HAPPINESS QUOTES VI

quotations about Happiness

What mortal is there, over whose first joys and happiness does not break some storm, dispelling with its icy breath his fanciful illusions, and shattering his altar?

ALPHONSE DE LAMARTINE

Méditations Poétiques


Happiness never becomes a habit.

MARILYN MONROE

My Story


Good relationships make people happy, and happy people enjoy more and better relationships than unhappy people.... Conflicts in relationships--having an annoying office mate or roommate, or having chronic conflict with your spouse--is one of the surest ways to reduce your happiness. You never adapt to interpersonal conflict; it damages every day, even days when you don't see the other person but ruminate about the conflict nonetheless.

JONATHAN HAIDT

The Happiness Hypothesis


In vain do they talk of happiness who never subdued an impulse in obedience to a principle.

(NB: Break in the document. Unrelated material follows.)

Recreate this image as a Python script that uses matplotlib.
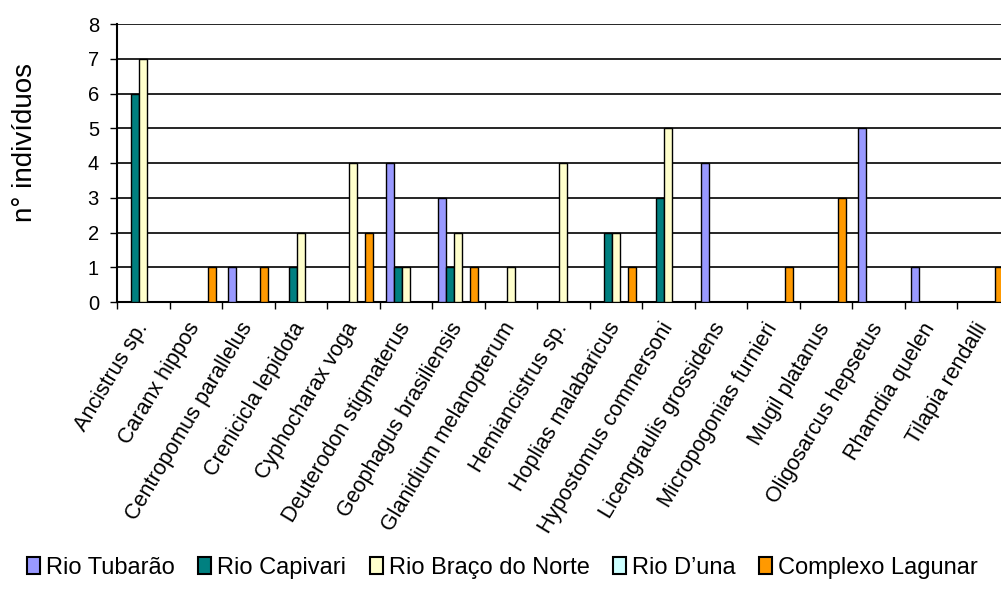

He who never sacrificed a present to a future good, or a personal to a general one, can speak of happiness only as the blind do of colors.

HORACE MANN

Thoughts


Point me out the happy man and I will point you out either extreme egotism, selfishness, evil -- or else an absolute ignorance.

GRAHAM GREENE

The Heart of the Matter


Gold, gold! It may not buy happiness, but it can buy you a better state of misery, that's for sure!

COUNT DUCKULA

"Ghostly Gold", Count Duckula


I have never looked upon ease and happiness as ends in themselves--such an ethical basis I call more proper for a herd of swine.

ALBERT EINSTEIN

The World As I See It


Happiness always looks small while you hold it in your hands, but let it go, and you learn at once how big and precious it is.

MAXIM GORKY

attributed, Know Your Limits


The only life that is happy is the life that can renounce the amenities of the world. To it the amenities of the world are so many graces of fate.

LUDWIG WITTGENSTEIN

Notebooks, Aug. 16, 1916


Happiness depends more on how life strikes you than on what happens.

KEN ALSTAD

Savvy Sayin's


Who would dare speak the word "happiness" in these tortured times? Yet millions today continue to seek happiness. These years have been for them only a prolonged postponement, at the end of which they hope to find that the possibility for happiness has been renewed. Who could blame them? And who could say that they are wrong? What would justice be without the chance for happiness? What purpose would freedom serve, if we had to live in misery?

ALBERT CAMUS

Combat, Dec. 22, 1944


How to gain, how to keep, how to recover happiness, is in fact for most men at all times the secret motive of all they do, and of all they are willing to endure.

WILLIAM JAMES

The Varieties of Religious Experience


All that you ever wanted and that which you will ever want is within your reachable happiness radius.

STEVE NYAMBE

"Don't worry, happiness is yours to achieve", NewsDay, June 30, 2018


Happiness does not depend upon surroundings, but upon disposition.

CHARLES EDWARD JERNINGHAM

The Maxims of Marmaduke


The wretched are in this respect fortunate, that they have the strongest yearnings after happiness; and to desire is in some sense to enjoy.

WILLIAM HAZLITT

Characteristics


My happiness grows in direct proportion to my acceptance, and in inverse proportion to my expectations. Acceptance is the key to everything.

MICHAEL J. FOX

Esquire, Dec. 2007


Your happiness is a one person job -- it begins and ends with you.

JONATHAN LOCKWOOD HUIE

100 Secrets for Living a Life You Love


Our happiness depends chiefly upon the estimate we form of life, and the efforts we make to bring ourselves into harmony with its laws.

CHRISTIAN NESTELL BOVEE

Intuitions and Summaries of Thought


As I enter on the path of happiness, I scatter the dregs and shreds and clippings of the past behind me. I divest myself of all the crapulous years.

WILLIAM JOHN LOCKE

The Beloved Vagabond


Happiness, like air and water, the other two great requisites of life, is composite. One kind of it suits one man, another kind another. The elevated mind takes in and breathes out again that which would be uncongenial to the baser; and the baser draws life and enjoyment from that which would be putridity to the loftier.